Challenge
Each line containing the word "this" must be reported.
─── Provided material
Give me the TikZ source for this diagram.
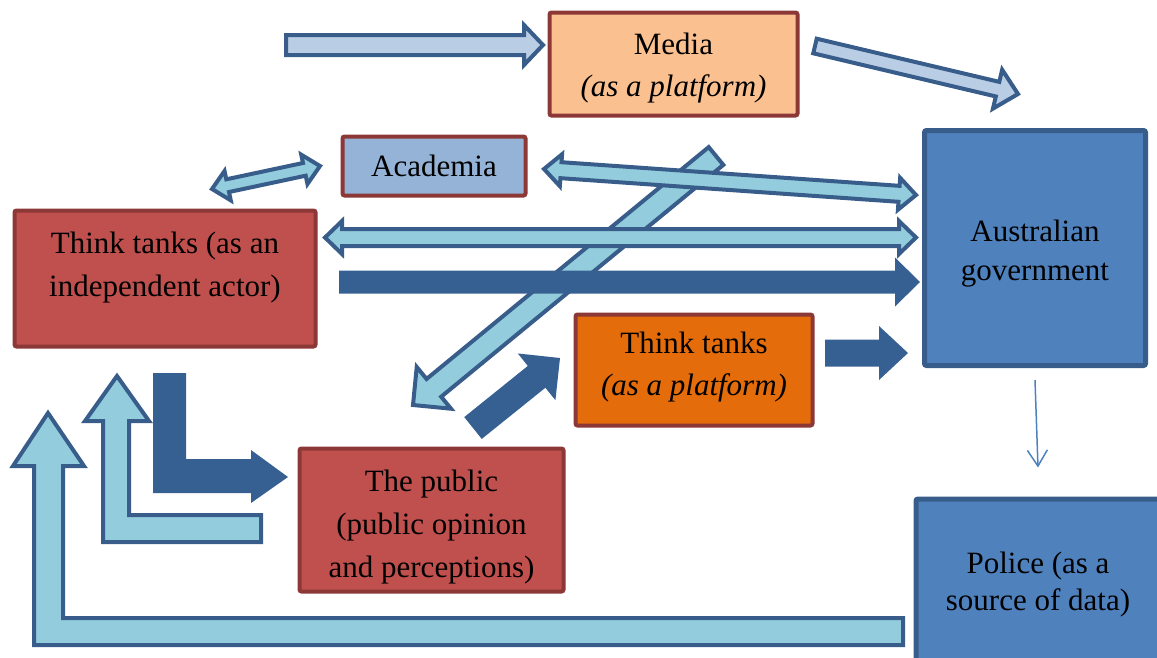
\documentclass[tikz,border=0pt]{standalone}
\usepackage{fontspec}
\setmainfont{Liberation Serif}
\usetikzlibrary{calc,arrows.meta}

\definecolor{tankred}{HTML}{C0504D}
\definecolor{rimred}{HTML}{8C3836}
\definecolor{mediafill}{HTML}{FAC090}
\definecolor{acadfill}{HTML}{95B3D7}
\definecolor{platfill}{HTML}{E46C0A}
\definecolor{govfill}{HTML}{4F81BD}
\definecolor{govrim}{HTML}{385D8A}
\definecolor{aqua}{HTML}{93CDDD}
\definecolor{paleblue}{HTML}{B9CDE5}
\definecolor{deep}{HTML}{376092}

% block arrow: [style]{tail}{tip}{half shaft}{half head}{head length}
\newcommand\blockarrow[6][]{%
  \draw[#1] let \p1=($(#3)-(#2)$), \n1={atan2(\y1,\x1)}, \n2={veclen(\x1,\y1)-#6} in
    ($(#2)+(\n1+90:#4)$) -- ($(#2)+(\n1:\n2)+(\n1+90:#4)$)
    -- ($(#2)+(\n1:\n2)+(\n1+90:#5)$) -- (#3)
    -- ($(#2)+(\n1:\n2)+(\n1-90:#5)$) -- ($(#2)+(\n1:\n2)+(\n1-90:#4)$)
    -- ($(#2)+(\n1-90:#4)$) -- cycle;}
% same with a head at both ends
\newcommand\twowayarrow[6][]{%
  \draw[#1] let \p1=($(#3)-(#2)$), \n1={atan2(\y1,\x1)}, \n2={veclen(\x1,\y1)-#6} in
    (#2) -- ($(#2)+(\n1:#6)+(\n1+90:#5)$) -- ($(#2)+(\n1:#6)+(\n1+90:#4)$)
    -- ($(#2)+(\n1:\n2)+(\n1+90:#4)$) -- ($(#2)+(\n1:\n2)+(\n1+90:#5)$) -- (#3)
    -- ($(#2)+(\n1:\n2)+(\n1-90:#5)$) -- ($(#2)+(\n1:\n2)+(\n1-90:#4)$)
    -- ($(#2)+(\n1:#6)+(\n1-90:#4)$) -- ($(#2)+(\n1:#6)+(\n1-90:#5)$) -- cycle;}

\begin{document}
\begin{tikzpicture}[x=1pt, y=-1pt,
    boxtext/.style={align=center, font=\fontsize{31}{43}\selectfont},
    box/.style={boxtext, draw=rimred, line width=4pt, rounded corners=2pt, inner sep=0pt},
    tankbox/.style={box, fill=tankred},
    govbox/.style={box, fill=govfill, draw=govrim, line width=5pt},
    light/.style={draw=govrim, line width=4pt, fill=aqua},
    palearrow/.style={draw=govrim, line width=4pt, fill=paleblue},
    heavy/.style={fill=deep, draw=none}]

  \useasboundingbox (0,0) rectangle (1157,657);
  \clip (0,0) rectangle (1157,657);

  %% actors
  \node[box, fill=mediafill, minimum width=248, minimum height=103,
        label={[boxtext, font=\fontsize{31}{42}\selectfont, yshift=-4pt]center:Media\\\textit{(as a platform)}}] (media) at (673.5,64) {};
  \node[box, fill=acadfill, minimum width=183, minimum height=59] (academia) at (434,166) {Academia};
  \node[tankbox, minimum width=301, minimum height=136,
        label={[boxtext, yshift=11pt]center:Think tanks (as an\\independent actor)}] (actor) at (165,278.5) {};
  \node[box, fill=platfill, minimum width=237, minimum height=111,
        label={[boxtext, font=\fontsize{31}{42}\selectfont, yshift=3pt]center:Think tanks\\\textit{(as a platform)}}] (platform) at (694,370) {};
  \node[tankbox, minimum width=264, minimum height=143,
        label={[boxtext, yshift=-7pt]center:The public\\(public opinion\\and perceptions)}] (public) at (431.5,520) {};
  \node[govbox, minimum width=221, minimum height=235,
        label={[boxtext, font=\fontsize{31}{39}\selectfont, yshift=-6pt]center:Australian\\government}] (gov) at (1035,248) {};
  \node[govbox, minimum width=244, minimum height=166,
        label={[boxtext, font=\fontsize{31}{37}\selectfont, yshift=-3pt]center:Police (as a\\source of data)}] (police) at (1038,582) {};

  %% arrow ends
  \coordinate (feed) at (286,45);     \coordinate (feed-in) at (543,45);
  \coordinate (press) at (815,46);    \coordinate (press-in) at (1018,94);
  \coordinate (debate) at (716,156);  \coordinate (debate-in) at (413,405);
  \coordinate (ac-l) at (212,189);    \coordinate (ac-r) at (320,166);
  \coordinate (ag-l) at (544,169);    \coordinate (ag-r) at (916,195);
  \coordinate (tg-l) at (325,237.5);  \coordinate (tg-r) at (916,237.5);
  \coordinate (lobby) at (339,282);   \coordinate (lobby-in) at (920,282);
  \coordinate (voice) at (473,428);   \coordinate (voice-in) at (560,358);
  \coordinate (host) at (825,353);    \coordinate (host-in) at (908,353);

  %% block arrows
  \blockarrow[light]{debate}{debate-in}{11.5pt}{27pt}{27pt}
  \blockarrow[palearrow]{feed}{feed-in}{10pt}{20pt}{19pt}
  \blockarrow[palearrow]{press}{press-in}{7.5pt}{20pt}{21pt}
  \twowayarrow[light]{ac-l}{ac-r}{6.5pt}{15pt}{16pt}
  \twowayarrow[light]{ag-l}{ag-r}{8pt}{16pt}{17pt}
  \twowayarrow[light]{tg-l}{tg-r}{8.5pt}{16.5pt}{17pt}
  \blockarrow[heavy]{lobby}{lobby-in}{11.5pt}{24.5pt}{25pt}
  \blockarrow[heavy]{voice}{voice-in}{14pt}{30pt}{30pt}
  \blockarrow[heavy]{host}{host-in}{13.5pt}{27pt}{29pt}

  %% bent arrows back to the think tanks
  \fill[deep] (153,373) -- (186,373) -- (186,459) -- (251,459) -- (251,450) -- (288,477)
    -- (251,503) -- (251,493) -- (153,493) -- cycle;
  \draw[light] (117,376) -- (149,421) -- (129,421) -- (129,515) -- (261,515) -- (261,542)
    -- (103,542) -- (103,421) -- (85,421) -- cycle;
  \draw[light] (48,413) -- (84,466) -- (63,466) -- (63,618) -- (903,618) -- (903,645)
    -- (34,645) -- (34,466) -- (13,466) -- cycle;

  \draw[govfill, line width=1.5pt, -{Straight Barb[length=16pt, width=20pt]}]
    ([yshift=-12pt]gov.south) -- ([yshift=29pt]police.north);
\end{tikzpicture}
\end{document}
──────
─── Provided material
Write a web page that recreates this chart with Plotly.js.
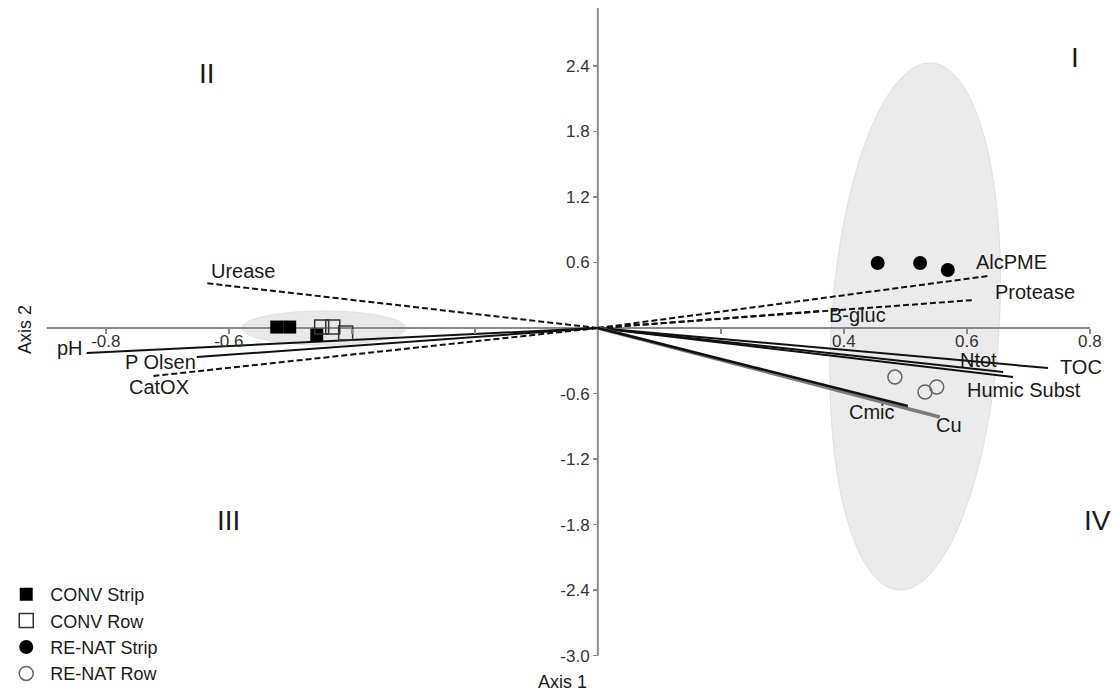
──────
Final result
Give me the TikZ source for this diagram.
Write a web page that recreates this chart with Plotly.js.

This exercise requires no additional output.